Ask HN: How did you transition yourself from Software Developer to Business? - ya3ad
======
icey
Largely dependent on what you mean by "business man", but going from dev to
sales can be as easy as transitioning to a sales engineering / solutions
architect role and getting exposure to closing deals that way. The next leap
you'd make is figuring out how to get into a closing role; which will take a
little patience in order to find a good fit (namely: a company willing to put
someone with engineering experience in a closing role -- they're out there!).

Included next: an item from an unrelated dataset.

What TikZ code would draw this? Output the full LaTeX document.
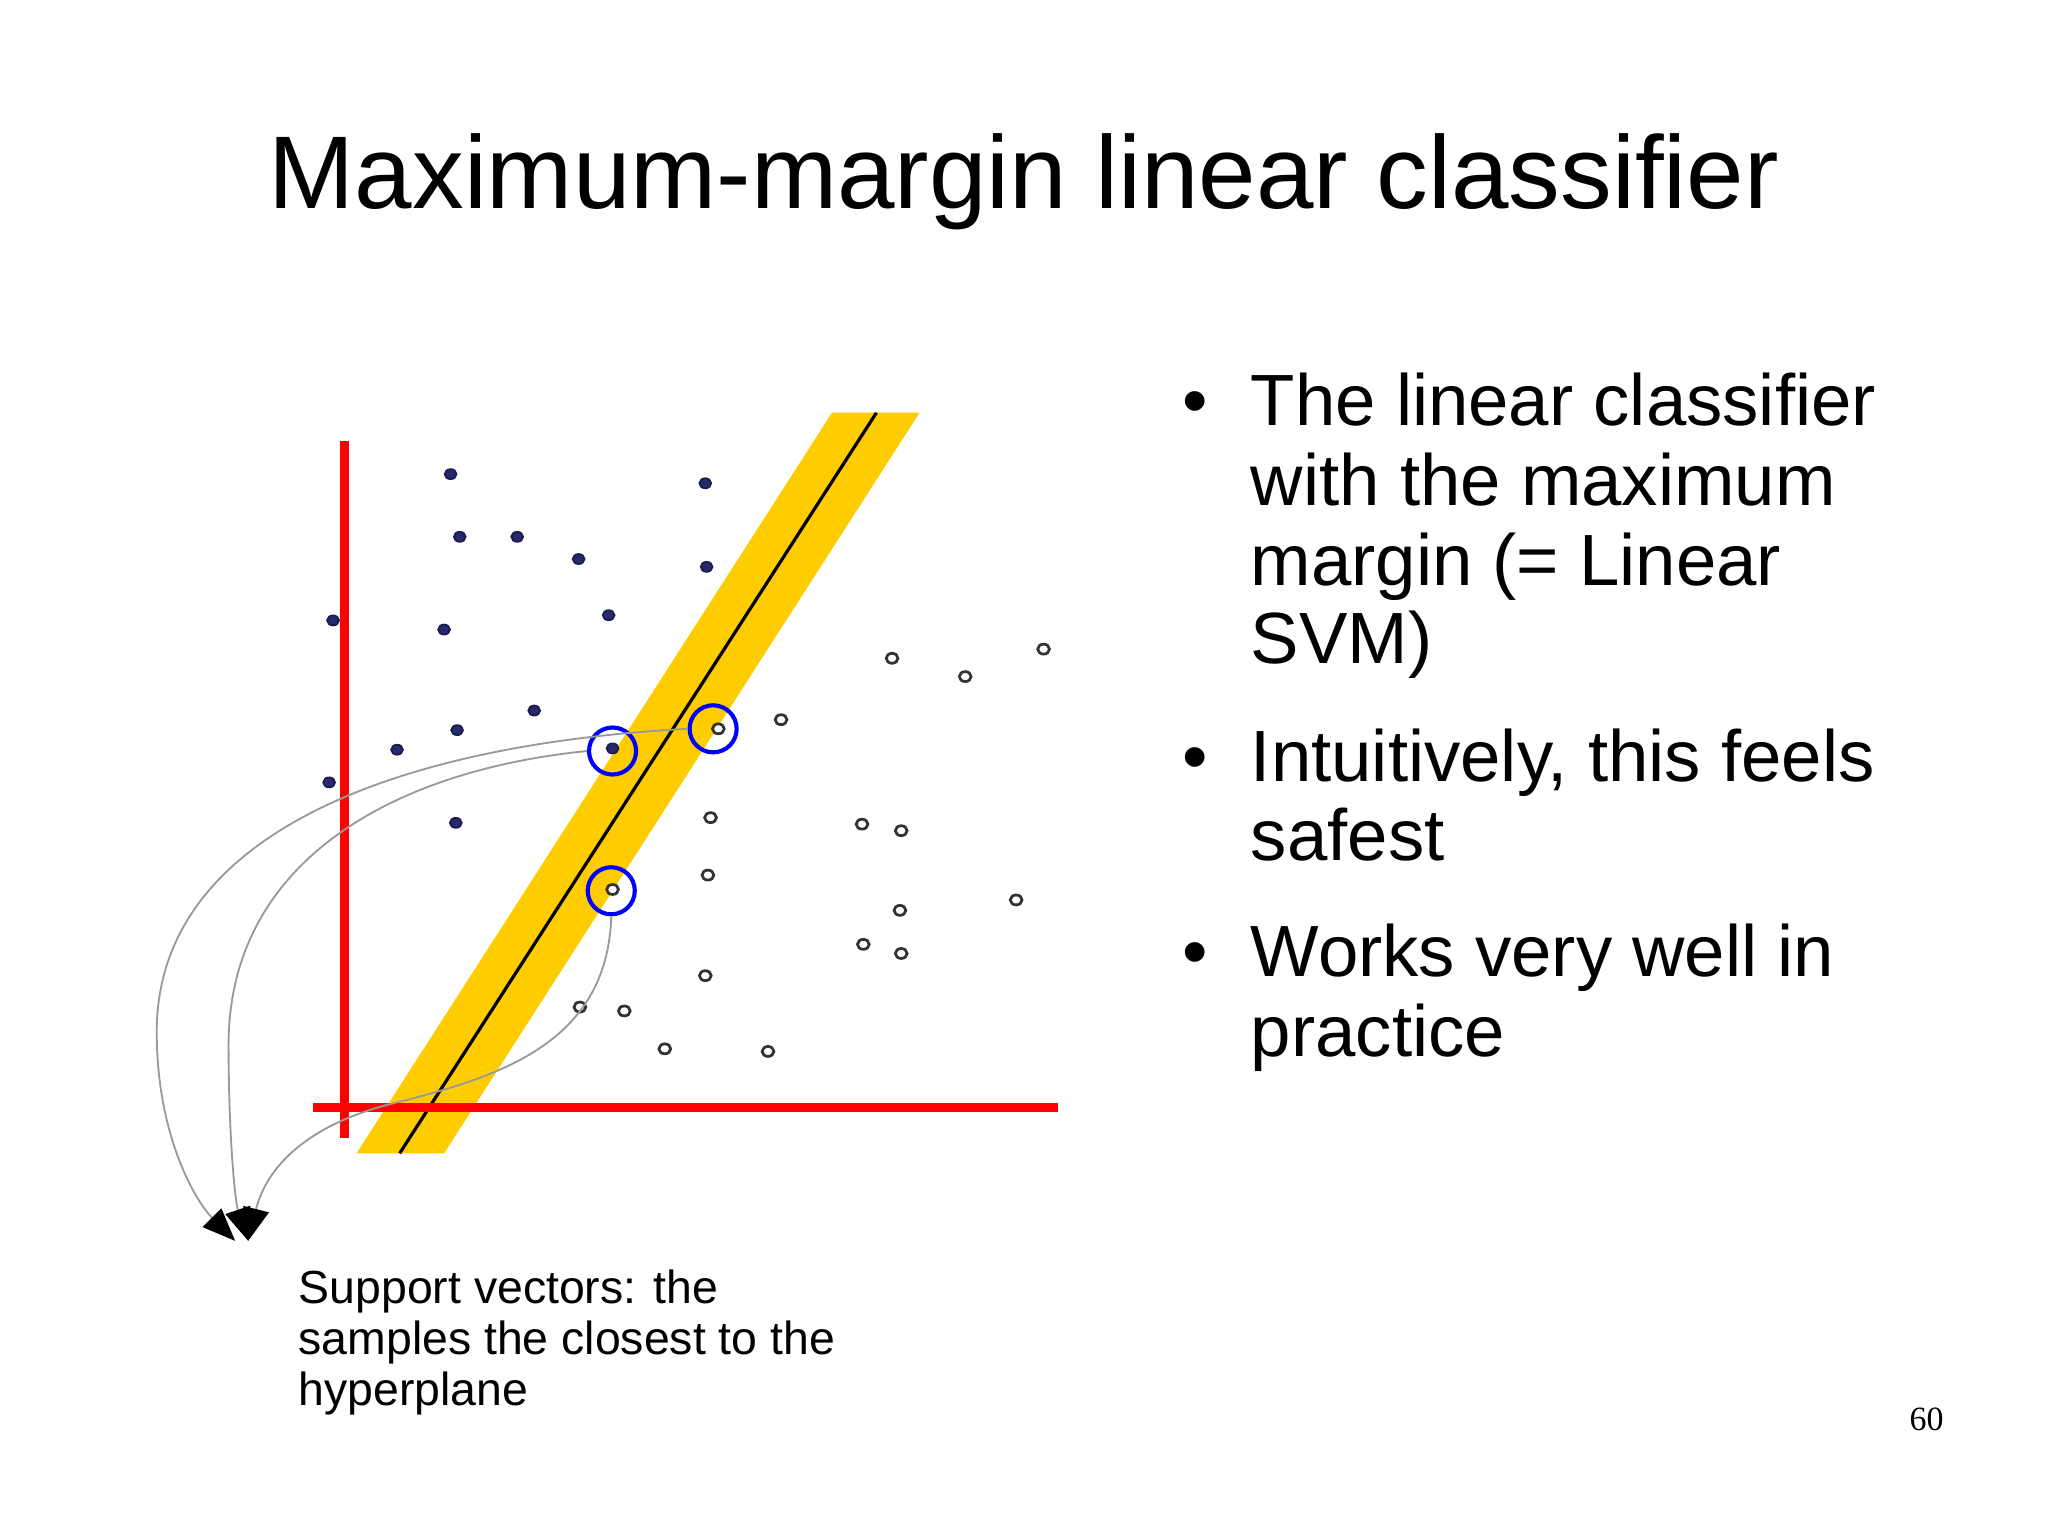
\documentclass[tikz,border=0pt]{standalone}
\usepackage{fontspec}
\setmainfont{Liberation Sans}
\newfontfamily\serifnum{Liberation Serif}
\usetikzlibrary{arrows.meta}
\definecolor{band}{RGB}{255,204,0}
\definecolor{dotc}{RGB}{40,40,110}
\begin{document}
\begin{tikzpicture}[x=0.01cm,y=-0.01cm,
  ln/.style={anchor=base west,inner sep=0pt,font=\fontsize{15.8}{17.4}\selectfont},
  captxt/.style={anchor=base west,inner sep=0pt,font=\fontsize{10.1}{11.1}\selectfont},
  fd/.style={fill=dotc,draw=dotc!70!black,line width=0.4pt},
  od/.style={fill=white,draw=black!80,line width=0.6pt},
  sv/.style={draw=blue,line width=0.9pt,minimum size=0.36cm,circle,inner sep=0pt},
  cur/.style={draw=gray!80,line width=0.4pt,-{Triangle[length=0.25cm,width=0.2cm,fill=black,color=black]}}]
\useasboundingbox (0,0) rectangle (1568,1175);
\node[anchor=base,inner sep=0pt,font=\fontsize{22.5}{26}\selectfont] (title) at (784,160) {Maximum-margin linear classifier};
\fill[band] (637,316) -- (704,316) -- (340,883) -- (273,883) -- cycle;
\draw[line width=0.7pt] (671,316) coordinate (l1) -- (306,883) coordinate (l2);
\draw[red,line width=2pt] (264,338) -- (264,871);
\draw[red,line width=2pt] (240,848) -- (810,848);
\foreach \p in {(345,363),(540,370),(352,411),(396,411),(443,428),(541,434),(466,471),(255,475),(340,482),(409,544),(350,559),(304,574),(469,573),(252,599),(349,630)}
  \path[fd] \p ellipse (4.5 and 3.8);
\foreach \p in {(683,504),(739,518),(799,497),(550,558),(598,551),(544,626),(660,631),(690,636),(542,670),(469,681),(689,697),(778,689),(661,723),(690,730),(540,747),(444,771),(478,774),(509,803),(588,805)}
  \path[od] \p ellipse (4.5 and 3.8);
\node[sv] (s1) at (469,575) {};
\node[sv] (s2) at (546,558) {};
\node[sv] (s3) at (468,682) {};
\coordinate (t1) at (190,950);
\coordinate (t2) at (180,950);
\draw[cur] (s2.west) .. controls (300,570) and (120,640) .. (120,790) .. controls (120,870) and (150,920) .. (t2);
\draw[cur] (s1.west) .. controls (300,590) and (175,660) .. (175,800) .. controls (175,870) and (180,920) .. (t1);
\draw[cur] (s3.south) .. controls (465,800) and (380,825) .. (300,845) .. controls (240,860) and (205,890) .. (t1);
\node[captxt] at (228,998) {Support vectors: the};
\node[captxt] at (228,1037) {samples the closest to the};
\node[captxt] at (228,1076) {hyperplane};
\foreach \y/\t in {326/The linear classifier,387/with the maximum,448/margin (= Linear,508/SVM),598/{Intuitively, this feels},659/safest,748/Works very well in,809/practice}
  \node[ln] at (957,\y) {\t};
\foreach \y in {326,598,748} \node[ln] at (905,\y) {•};
\node[anchor=base,inner sep=0pt,font=\serifnum\fontsize{7.4}{8}\selectfont] at (1475,1095) {60};
\end{tikzpicture}
\end{document}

If you mean other parts of the business (operations, finance, BD, etc), the
pattern is probably similar -- find a technical role that's in that org and
start there, with the intention of moving into the business side more and
more.

If you mean "I'm a software developer and want to understand the business side
of running a company better", there is a ton of reading you can do to learn
how businesses work. Some books that were helpful to me:

    
    
      * The 4 Steps to Epiphany by Steve Blank
      * How to Win Friends and Influence People by Dale Carnegie 
      * The Personal MBA by Josh Kaufman
      * The E-Myth Revisited by Michael Gerber
      * Venture Deals by Brad Feld
    

Ultimately business skills are gained the same way you'd learn software skills
-- self-study combined with exposure to the problems you're interested in
solving.

------
davidgh
One place you can start that is not so far away is making a transition from
code to the product. The good news is you don’t really need anyone’s
permission to do this since you are close to the product already.

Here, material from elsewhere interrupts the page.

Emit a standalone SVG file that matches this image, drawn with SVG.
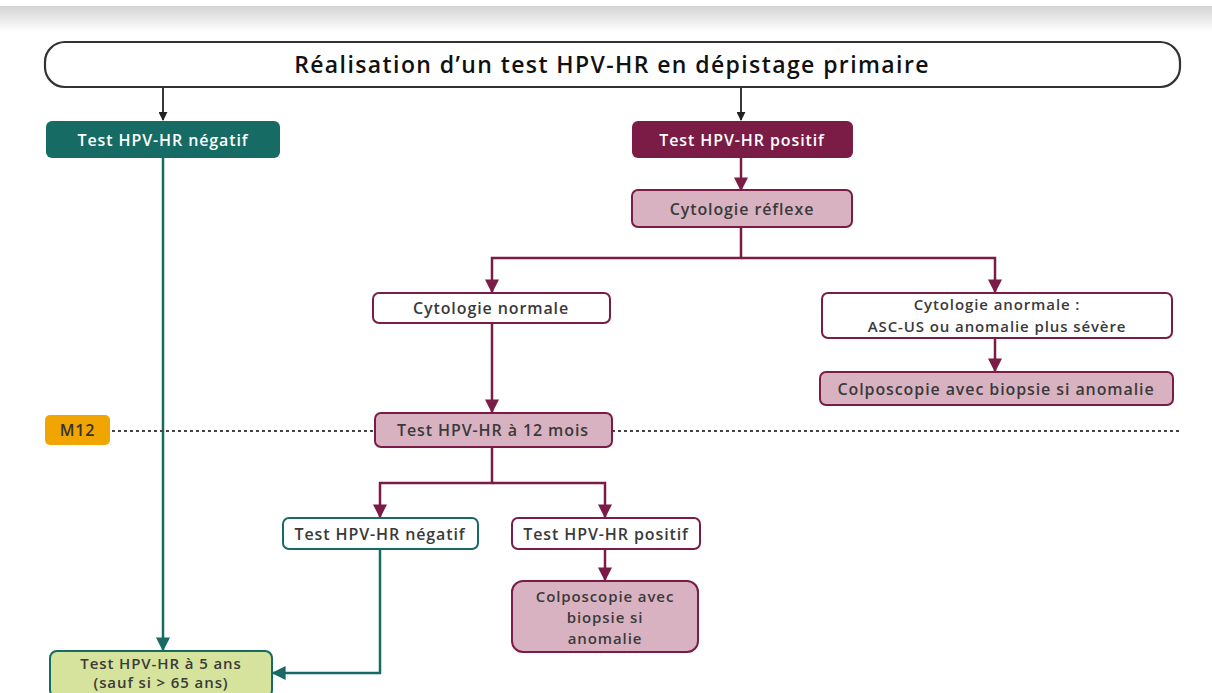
<svg xmlns="http://www.w3.org/2000/svg" width="1212" height="693" viewBox="0 0 1212 693">
<defs>
<linearGradient id="band" x1="0" y1="0" x2="0" y2="1">
<stop offset="0" stop-color="#d4d4d4"/>
<stop offset="1" stop-color="#ffffff"/>
</linearGradient>
<marker id="ab" viewBox="0 0 10 10" refX="9" refY="5" markerWidth="9" markerHeight="9" orient="auto" markerUnits="userSpaceOnUse"><path d="M0,0 L10,5 L0,10 z" fill="#222"/></marker>
<marker id="am" viewBox="0 0 10 10" refX="9" refY="5" markerWidth="14" markerHeight="14" orient="auto" markerUnits="userSpaceOnUse"><path d="M0,0 L10,5 L0,10 z" fill="#7a1c46"/></marker>
<marker id="at" viewBox="0 0 10 10" refX="9" refY="5" markerWidth="14" markerHeight="14" orient="auto" markerUnits="userSpaceOnUse"><path d="M0,0 L10,5 L0,10 z" fill="#166b64"/></marker>
<style>
text{font-family:"Open Sans",Lato,"Liberation Sans",sans-serif;font-weight:600;text-anchor:middle;dominant-baseline:central}
.lbl{font-size:16px;letter-spacing:0.9px;fill:#3a3a3a}
.sm{font-size:15px}
.w{fill:#fff}
.cm{stroke:#7a1c46;stroke-width:2.5;fill:none}
.ct{stroke:#166b64;stroke-width:2.5;fill:none}
.cb{stroke:#222;stroke-width:1.8;fill:none}
.pink{fill:#d9b2c1;stroke:#7a1c46;stroke-width:2}
.wm{fill:#fff;stroke:#7a1c46;stroke-width:2}
.wt{fill:#fff;stroke:#166b64;stroke-width:2}
</style>
</defs>
<rect x="0" y="0" width="1212" height="693" fill="#fff"/>
<rect x="0" y="6" width="1212" height="26" fill="url(#band)"/>

<g id="connectors">
<line class="cb" x1="163" y1="88" x2="163" y2="120" marker-end="url(#ab)"/>
<line class="cb" x1="741" y1="88" x2="741" y2="120" marker-end="url(#ab)"/>
<line class="cm" x1="741" y1="158" x2="741" y2="190" marker-end="url(#am)"/>
<polyline class="cm" points="741,227 741,258 492,258 492,292" marker-end="url(#am)"/>
<polyline class="cm" points="741,258 995,258 995,292" marker-end="url(#am)"/>
<line class="cm" x1="995" y1="338" x2="995" y2="371" marker-end="url(#am)"/>
<line class="cm" x1="492" y1="323" x2="492" y2="412" marker-end="url(#am)"/>
<polyline class="cm" points="492,447 492,483 380,483 380,517" marker-end="url(#am)"/>
<polyline class="cm" points="492,483 605,483 605,517" marker-end="url(#am)"/>
<line class="cm" x1="605" y1="549" x2="605" y2="580" marker-end="url(#am)"/>
<line class="ct" x1="163" y1="158" x2="163" y2="650" marker-end="url(#at)"/>
<polyline class="ct" points="380,549 380,673 273,673" marker-end="url(#at)"/>
<line x1="112" y1="431" x2="375" y2="431" stroke="#444" stroke-width="2" stroke-dasharray="3,3"/>
<line x1="612" y1="431" x2="1182" y2="431" stroke="#444" stroke-width="2" stroke-dasharray="3,3"/>
</g>

<g id="title">
<rect x="45" y="42" width="1135" height="45" rx="20" fill="#fff" stroke="#333" stroke-width="2.2"/>
<text x="612" y="64" style="font-size:23px;letter-spacing:1.4px;fill:#111">Réalisation d’un test HPV-HR en dépistage primaire</text>
</g>

<g id="neg1">
<rect x="46" y="121" width="234" height="37" rx="6" fill="#166b64"/>
<text class="lbl w" x="163" y="139.5">Test HPV-HR négatif</text>
</g>

<g id="pos1">
<rect x="632" y="121" width="221" height="37" rx="6" fill="#7a1c46"/>
<text class="lbl w" x="742" y="139.5">Test HPV-HR positif</text>
</g>

<g id="cytoreflexe">
<rect class="pink" x="632" y="190" width="220" height="37" rx="6"/>
<text class="lbl" x="742" y="208.5">Cytologie réflexe</text>
</g>

<g id="cytonormale">
<rect class="wm" x="373" y="293" width="237" height="30" rx="6"/>
<text class="lbl" x="491" y="308">Cytologie normale</text>
</g>

<g id="cytoanormale">
<rect class="wm" x="822" y="293" width="350" height="45" rx="6"/>
<text class="lbl sm" x="997" y="304">Cytologie anormale :</text>
<text class="lbl sm" x="997" y="326">ASC-US ou anomalie plus sévère</text>
</g>

<g id="colpo1">
<rect class="pink" x="820" y="372" width="353" height="33" rx="6"/>
<text class="lbl" x="996" y="388.5">Colposcopie avec biopsie si anomalie</text>
</g>

<g id="m12">
<rect x="45" y="415" width="65" height="30" rx="5" fill="#f0a500"/>
<text class="lbl" x="77.5" y="430" style="fill:#333">M12</text>
</g>

<g id="test12">
<rect class="pink" x="375" y="413" width="237" height="34" rx="6"/>
<text class="lbl" x="493" y="430">Test HPV-HR à 12 mois</text>
</g>

<g id="neg2">
<rect class="wt" x="283" y="518" width="195" height="31" rx="6"/>
<text class="lbl" x="380" y="533.5">Test HPV-HR négatif</text>
</g>

<g id="pos2">
<rect class="wm" x="512" y="518" width="188" height="31" rx="6"/>
<text class="lbl" x="606" y="533.5">Test HPV-HR positif</text>
</g>

<g id="colpo2">
<rect class="pink" x="512" y="581" width="186" height="71" rx="11"/>
<text class="lbl sm" x="605" y="596">Colposcopie avec</text>
<text class="lbl sm" x="605" y="617">biopsie si</text>
<text class="lbl sm" x="605" y="638">anomalie</text>
</g>

<g id="test5">
<rect x="50" y="651" width="222" height="46" rx="7" fill="#d6e39c" stroke="#166b64" stroke-width="2"/>
<text class="lbl sm" x="161" y="663">Test HPV-HR à 5 ans</text>
<text class="lbl sm" x="161" y="682">(sauf si &gt; 65 ans)</text>
</g>
</svg>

A lot of developers focus on the “what” and “how” because that is the bulk of
their job. Start looking at the “why”. Start asking questions when you don’t
understand the “why” - being careful to present yourself as curious rather
than sceptical. Try to understand the motivations behind decisions, and the
trade offs that are often required.

As you become a master of the product - again not just what you’re building
but why - you’ll likely find yourself with opportunities to contribute much
more in the business side.

------
ninjakeyboard
I went the other way - I was a business grad and transitioned to a software
developer. IMO the soft skills are important no matter what. To be a real
thought leader in business it's important to step away from the work and
trying to think about the problems you're facing (people problems for example)
in lateral ways. A lot of very technical people have a hard time stepping away
from the work IMO. You just need to trust people to do the best work that they
can. There is a great quote from Steve Jobs: "It doesn't make sense to hire
smart people and tell them what to do. You hire smart people and let them tell
you what to do."

------
everdev
I had a college degree in business, but as a contractor I started saying yes
to more work than I could handle myself which forced me to hire contractors.

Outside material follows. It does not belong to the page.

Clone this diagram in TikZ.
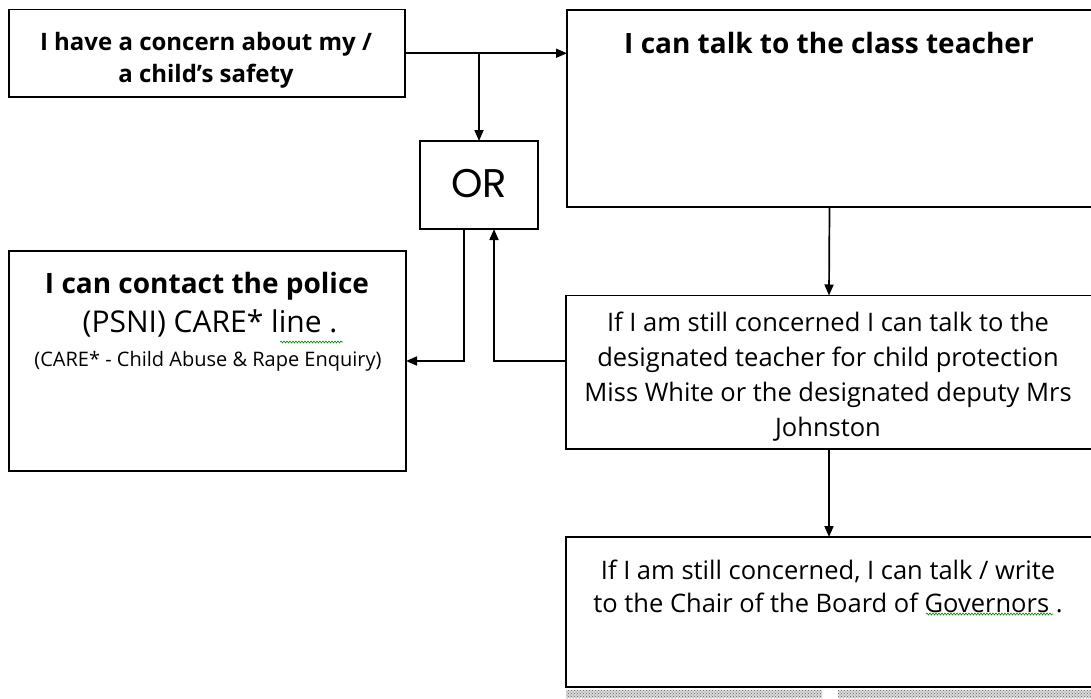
\documentclass[tikz,border=0pt]{standalone}
\usepackage{fontspec}
\setmainfont{Open Sans}
\newfontfamily\orfont{Poppins}
\usetikzlibrary{arrows.meta,patterns,decorations.pathmorphing}
\begin{document}
\begin{tikzpicture}[x=1pt,y=-1pt,
  box/.style={draw=black,line width=1.7pt,inner sep=0pt,outer sep=0pt,fill=none},
  arr/.style={line width=1.7pt,-{Triangle[length=11pt,width=9pt]}},
  txt/.style={align=center,inner sep=0pt},
  squig/.style={draw=green!55!black,line width=0.6pt,decorate,decoration={snake,amplitude=1pt,segment length=3pt}},
  strip/.style={fill=gray!30,postaction={pattern=crosshatch dots,pattern color=black!60}}]
\useasboundingbox (0,0) rectangle (1091,698);
\clip (0,0) rectangle (1091,698);
\fill[white] (0,0) rectangle (1091,698);
% boxes
\node[box,minimum width=396pt,minimum height=87.5pt] (concern) at (207,53.25) {};
\node[box,minimum width=118pt,minimum height=88pt] (or) at (479,185) {};
\node[box,minimum width=533pt,minimum height=197pt] (teacher) at (833.5,108.5) {};
\node[box,minimum width=397pt,minimum height=220pt] (police) at (207.5,361) {};
\node[box,minimum width=534pt,minimum height=153.5pt] (desig) at (833,372.25) {};
\node[box,minimum width=534pt,minimum height=150pt] (gov) at (833,612) {};
% texts
\node[txt,font=\fontsize{24}{32}\selectfont\bfseries] (concernT) at (206,60) {I have a concern about my /\\a child's safety};
\node[txt,font=\fontsize{40}{40}\selectfont\orfont] (orT) at (479,184) {OR};
\node[txt,font=\fontsize{28}{30}\selectfont\bfseries] (teacherT) at (829,43) {I can talk to the class teacher};
\node[txt,font=\fontsize{28}{30}\selectfont\bfseries] (policeA) at (207,286) {I can contact the police};
\node[txt,font=\fontsize{30}{32}\selectfont] (policeB) at (210,323) {(PSNI) CARE* line .};
\node[txt,font=\fontsize{20}{22}\selectfont] (policeC) at (208,361) {(CARE* - Child Abuse \& Rape Enquiry)};
\node[txt,font=\fontsize{25.5}{35}\selectfont] (desigT) at (828,377) {If I am still concerned I can talk to the\\designated teacher for child protection\\Miss White or the designated deputy Mrs\\Johnston};
\node[txt,font=\fontsize{25.5}{33}\selectfont] (govT) at (828,586) {If I am still concerned, I can talk / write\\to the Chair of the Board of Governors .};
% spell-check squiggles
\draw[squig] (280,342) -- (343,342);
\draw[squig] (926,614) -- (1053,614);
% connectors
\draw[arr] (concern.east) -- (concern.east -| teacher.west);
\draw[arr] (concern.east -| or.north) -- (or.north);
\draw[arr] ([xshift=-15pt]or.south) |- (police.east);
\draw[arr] (desig.west |- police.east) -| ([xshift=15pt]or.south);
\draw[arr] ([xshift=-4pt]teacher.south) -- ([xshift=-4pt]desig.north);
\draw[arr] ([xshift=-4pt]desig.south) -- ([xshift=-4pt]gov.north);
% scan shadow strip
\path[strip] (566,690) rectangle (822,698);
\path[strip] (838,690) rectangle (1091,698);
\end{tikzpicture}
\end{document}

As others mentioned, you have to stop writing as much code and start QAing or
PMing more which takes practice.

But the short answer is, don't turn down work and be prepared to work a ton
while you're still part time coding and part time managing.

------
spo81rty
It is hard. I still struggle with this myself. The first thing you have to do
is stop writing code. You have to get comfortable letting someone else handle
that side of it.

You have to learn to focus more on sales, marketing, and growing the
company... not little details about the code.

------
mathattack
I moved into testing and requirements gathering, learned as much as I could
about project management and ultimately got an MBA.

------
taprun
Volunteered to help my company bid on projects and run them.